What to produce: Extract, in full, the lines below, beginning at the first and ending with the line that contains "rate by year</text>". Pictures do not belong in the copy.

____

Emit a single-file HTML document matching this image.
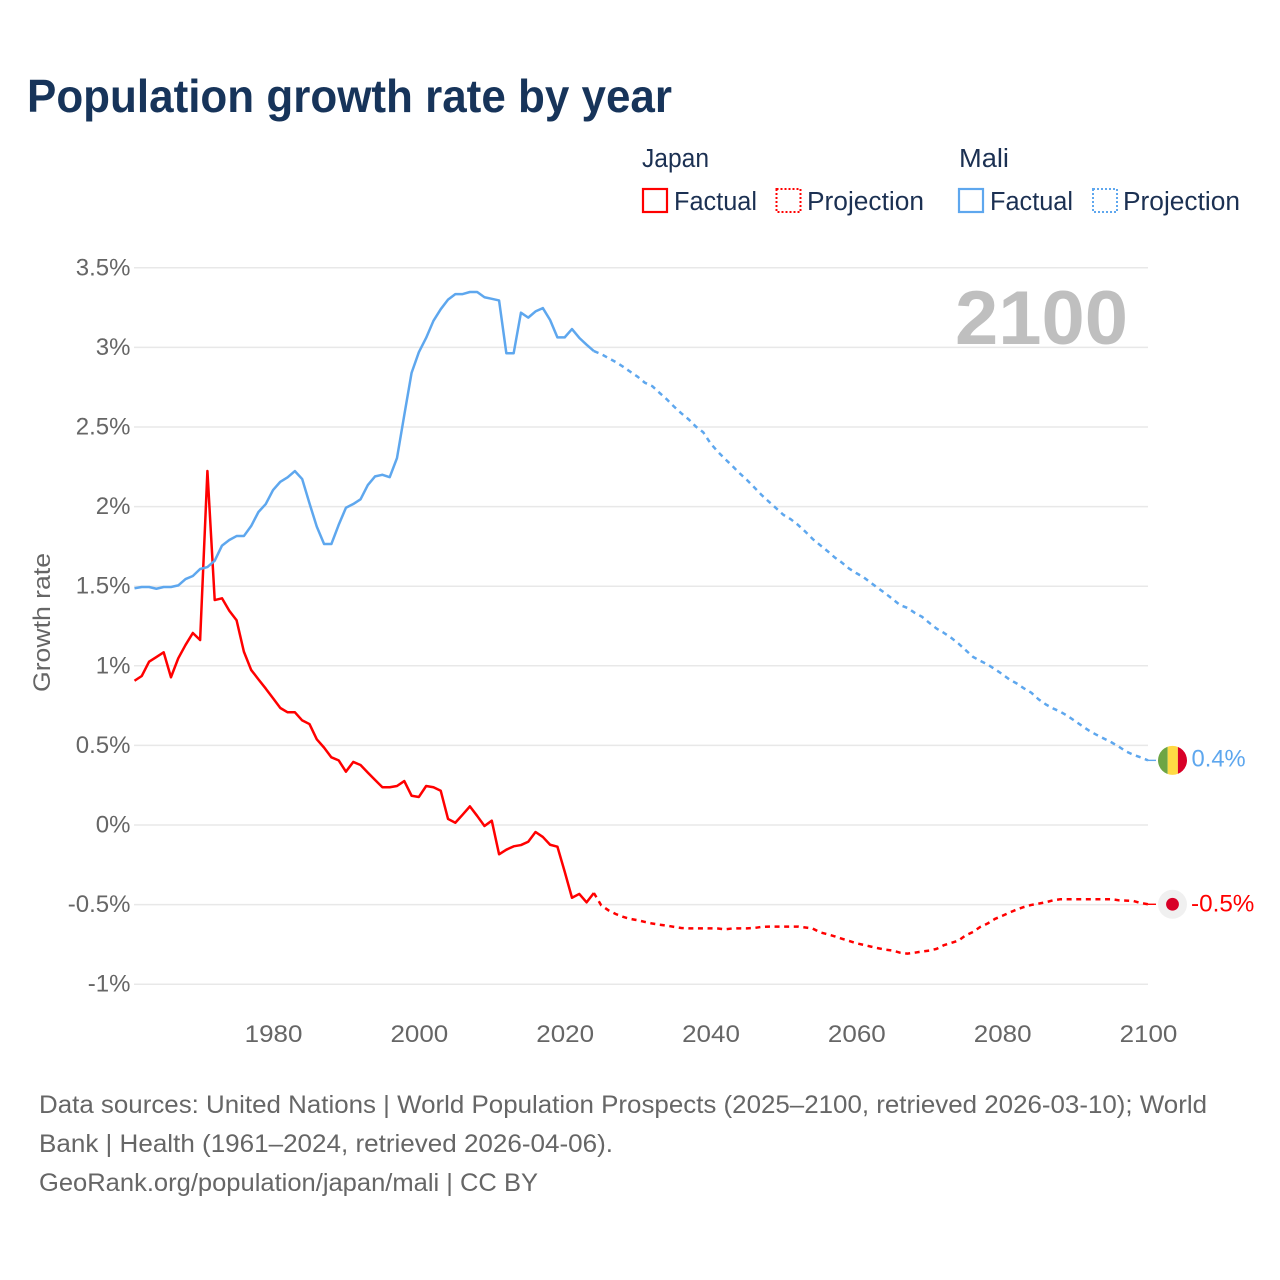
<!DOCTYPE html>
<html lang="en">
<head>
<meta charset="utf-8">
<title>Population growth rate by year</title>
<style>
html,body{margin:0;padding:0;background:#fff;}
svg{display:block;font-family:"Liberation Sans",sans-serif;}
</style>
</head>
<body>
<svg id="chart" xmlns="http://www.w3.org/2000/svg" width="1280" height="1280" viewBox="0 0 1280 1280">
  <rect x="0" y="0" width="1280" height="1280" fill="#fff"/>
  <text class="fit" x="27" y="112" font-size="46" font-weight="700" fill="#17345a" textLength="645" lengthAdjust="spacingAndGlyphs">Population growth rate by year</text>

  <g font-size="25.5" fill="#1b3052">
    <text x="642" y="167" textLength="67" lengthAdjust="spacingAndGlyphs">Japan</text>
    <rect x="643" y="189" width="24" height="23" fill="none" stroke="#ff0000" stroke-width="2.2"/>
    <text x="674" y="210" textLength="83" lengthAdjust="spacingAndGlyphs">Factual</text>
    <rect x="776.5" y="189" width="24" height="23" fill="none" stroke="#ff0000" stroke-width="2" stroke-dasharray="2 2"/>
    <text x="807" y="210" textLength="117" lengthAdjust="spacingAndGlyphs">Projection</text>
    <text x="959" y="167" textLength="50" lengthAdjust="spacingAndGlyphs">Mali</text>
    <rect x="959" y="189" width="24" height="23" fill="none" stroke="#5ea7ee" stroke-width="2.2"/>
    <text x="990" y="210" textLength="83" lengthAdjust="spacingAndGlyphs">Factual</text>
    <rect x="1093" y="189" width="24" height="23" fill="none" stroke="#5ea7ee" stroke-width="2" stroke-dasharray="2 2"/>
    <text x="1123" y="210" textLength="117" lengthAdjust="spacingAndGlyphs">Projection</text>
  </g>

  <g id="grid"></g>
  <g id="yticks" font-size="24.5" fill="#666"></g>
  <g id="xticks" font-size="24.5" fill="#666"></g>

  <text transform="translate(50,622.5) rotate(-90)" text-anchor="middle" font-size="24" fill="#666" textLength="139" lengthAdjust="spacingAndGlyphs">Growth rate</text>

  <text x="955" y="344" font-size="76" font-weight="700" fill="#bfbfbf" textLength="173" lengthAdjust="spacingAndGlyphs">2100</text>

  <g id="series"></g>
  <g id="markers"></g>

  <g font-size="25" fill="#666">
    <text x="39" y="1113" textLength="1168" lengthAdjust="spacingAndGlyphs">Data sources: United Nations | World Population Prospects (2025–2100, retrieved 2026-03-10); World</text>
    <text x="39" y="1152" textLength="574" lengthAdjust="spacingAndGlyphs">Bank | Health (1961–2024, retrieved 2026-04-06).</text>
    <text x="39" y="1191" textLength="499" lengthAdjust="spacingAndGlyphs">GeoRank.org/population/japan/mali | CC BY</text>
  </g>
</svg>
<script>
const firstFactualYear = 1961;
const firstProjectionYear = 2025;
const xTickLabels = [1980, 2000, 2020, 2040, 2060, 2080, 2100];
const yTickValues = [3.5, 3, 2.5, 2, 1.5, 1, 0.5, 0, -0.5, -1];
const yTickLabels = ['3.5%', '3%', '2.5%', '2%', '1.5%', '1%', '0.5%', '0%', '-0.5%', '-1%'];
const endLabels = ['-0.5%', '0.4%'];

const japanFactual = [
  0.906,0.936,1.026,1.055,1.085,0.928,1.047,1.131,1.206,1.162,
  2.224,1.413,1.424,1.346,1.286,1.089,0.974,0.915,0.857,0.796,
  0.735,0.708,0.708,0.657,0.634,0.538,0.486,0.425,0.406,0.335,
  0.396,0.377,0.329,0.283,0.237,0.237,0.245,0.276,0.184,0.176,
  0.245,0.237,0.215,0.038,0.014,0.065,0.117,0.057,-0.006,0.027,
  -0.184,-0.155,-0.134,-0.126,-0.105,-0.044,-0.075,-0.124,-0.136,-0.293,
  -0.457,-0.433,-0.486,-0.427
];
const japanProjection = [
  -0.504,-0.536,-0.559,-0.577,-0.59,-0.598,-0.609,-0.619,-0.626,-0.632,
  -0.64,-0.647,-0.649,-0.649,-0.649,-0.649,-0.65,-0.655,-0.65,-0.649,
  -0.649,-0.647,-0.64,-0.638,-0.638,-0.638,-0.638,-0.638,-0.644,-0.65,
  -0.674,-0.686,-0.699,-0.714,-0.728,-0.743,-0.753,-0.764,-0.774,-0.783,
  -0.789,-0.802,-0.808,-0.802,-0.795,-0.789,-0.778,-0.755,-0.741,-0.726,
  -0.693,-0.672,-0.64,-0.619,-0.59,-0.571,-0.55,-0.531,-0.515,-0.502,
  -0.494,-0.485,-0.473,-0.466,-0.466,-0.466,-0.466,-0.466,-0.466,-0.466,
  -0.466,-0.473,-0.475,-0.477,-0.49,-0.498
];
const maliFactual = [
  1.487,1.495,1.495,1.484,1.495,1.495,1.505,1.545,1.564,1.608,
  1.62,1.66,1.755,1.79,1.815,1.815,1.878,1.966,2.016,2.104,
  2.156,2.184,2.223,2.173,2.02,1.874,1.765,1.765,1.885,1.993,
  2.016,2.046,2.135,2.19,2.2,2.185,2.305,2.575,2.84,2.97,
  3.06,3.167,3.24,3.3,3.335,3.335,3.348,3.348,3.315,3.305,
  3.295,2.963,2.963,3.218,3.187,3.226,3.247,3.172,3.063,3.063,
  3.115,3.06,3.017,2.977
];
const maliProjection = [
  2.958,2.933,2.908,2.879,2.847,2.816,2.778,2.757,2.715,2.674,
  2.628,2.586,2.548,2.502,2.467,2.397,2.345,2.299,2.255,2.209,
  2.167,2.121,2.073,2.031,1.99,1.948,1.921,1.885,1.843,1.797,
  1.759,1.722,1.682,1.649,1.611,1.582,1.556,1.521,1.487,1.454,
  1.418,1.381,1.364,1.333,1.308,1.27,1.234,1.207,1.176,1.14,
  1.098,1.056,1.031,1.008,0.979,0.948,0.914,0.889,0.858,0.831,
  0.789,0.757,0.732,0.711,0.684,0.653,0.621,0.59,0.565,0.542,
  0.519,0.492,0.462,0.441,0.425,0.406
];

const NS = 'http://www.w3.org/2000/svg';
const RED = '#ff0000';
const BLUE = '#5ea7ee';
const xScale = function (year) { return 134.5 + (year - 1961) * (1148 - 134.5) / (2100 - 1961); };
const yScale = function (value) { return 825 - value * 159.2; };

function make(tag, attrs, parent) {
  const el = document.createElementNS(NS, tag);
  for (const k in attrs) el.setAttribute(k, attrs[k]);
  parent.appendChild(el);
  return el;
}
function pathFrom(values, startYear) {
  return values.map(function (v, i) {
    return (i ? 'L' : 'M') + xScale(startYear + i).toFixed(2) + ' ' + yScale(v).toFixed(2);
  }).join('');
}
function fitWidth(el, factor) {
  el.setAttribute('textLength', (el.getComputedTextLength() * factor).toFixed(1));
  el.setAttribute('lengthAdjust', 'spacingAndGlyphs');
}

const grid = document.getElementById('grid');
const yticks = document.getElementById('yticks');
const xticks = document.getElementById('xticks');
const series = document.getElementById('series');
const markers = document.getElementById('markers');

yTickValues.forEach(function (v, i) {
  const line = make('line', {x1: 134, x2: 1148, y1: yScale(v), y2: yScale(v), stroke: '#e8e8e8', 'stroke-width': 1.5}, grid);
  
  
  const t = make('text', {x: 130.5, y: yScale(v) + 7.5, 'text-anchor': 'end'}, yticks);
  
  
  t.textContent = yTickLabels[i];
  fitWidth(t, 0.98);
});

xTickLabels.forEach(function (year) {
  const t = make('text', {x: xScale(year) + 0.5, y: 1042, 'text-anchor': 'middle'}, xticks);
  
  
  t.textContent = year;
  fitWidth(t, 1.06);
});

function drawSeries(name, color, factual, projection) {
  const common = {fill: 'none', stroke: color, 'stroke-width': 2.5, 'stroke-linejoin': 'round'};
  const solid = make('path', Object.assign({d: pathFrom(factual, firstFactualYear)}, common), series);
  
  
  const last = factual[factual.length - 1];
  const dashed = make('path', Object.assign({
    d: pathFrom([last].concat(projection), firstProjectionYear - 1),
    'stroke-dasharray': '5 4.6'
  }, common), series);
  
  
  const endV = projection[projection.length - 1];
  const stub = make('line', {x1: 1148, x2: 1156, y1: yScale(endV), y2: yScale(endV), stroke: color, 'stroke-width': 1.4}, series);
  
  
}
drawSeries('japan', RED, japanFactual, japanProjection);
drawSeries('mali', BLUE, maliFactual, maliProjection);

const cx = 1172.5;
const jy = yScale(japanProjection[japanProjection.length - 1]);
const my = yScale(maliProjection[maliProjection.length - 1]);

const jBg = make('circle', {cx: cx, cy: jy, r: 14.5, fill: '#f0f0f0'}, markers);


const jDot = make('circle', {cx: cx, cy: jy, r: 6.4, fill: '#d80027'}, markers);



const defs = make('defs', {}, markers);
const clip = make('clipPath', {id: 'maliClip'}, defs);
make('circle', {cx: cx, cy: my, r: 14.5}, clip);
const mFlag = make('g', {'clip-path': 'url(#maliClip)'}, markers);


make('rect', {x: cx - 15, y: my - 15, width: 10.2, height: 30, fill: '#6da544'}, mFlag);
make('rect', {x: cx - 4.8, y: my - 15, width: 10.2, height: 30, fill: '#ffda44'}, mFlag);
make('rect', {x: cx + 5.4, y: my - 15, width: 10, height: 30, fill: '#d80027'}, mFlag);

const jLabel = make('text', {x: 1191, y: jy + 7, 'font-size': 24.5, fill: RED}, markers);


jLabel.textContent = endLabels[0];
fitWidth(jLabel, 0.99);

const mLabel = make('text', {x: 1191.5, y: my + 6, 'font-size': 24.5, fill: BLUE}, markers);


mLabel.textContent = endLabels[1];
fitWidth(mLabel, 0.97);
</script>
</body>
</html>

____

Answer to the problem:
Emit a single-file HTML document matching this image.
<!DOCTYPE html>
<html lang="en">
<head>
<meta charset="utf-8">
<title>Population growth rate by year</title>
<style>
html,body{margin:0;padding:0;background:#fff;}
svg{display:block;font-family:"Liberation Sans",sans-serif;}
</style>
</head>
<body>
<svg id="chart" xmlns="http://www.w3.org/2000/svg" width="1280" height="1280" viewBox="0 0 1280 1280">
  <rect x="0" y="0" width="1280" height="1280" fill="#fff"/>
  <text class="fit" x="27" y="112" font-size="46" font-weight="700" fill="#17345a" textLength="645" lengthAdjust="spacingAndGlyphs">Population growth rate by year</text>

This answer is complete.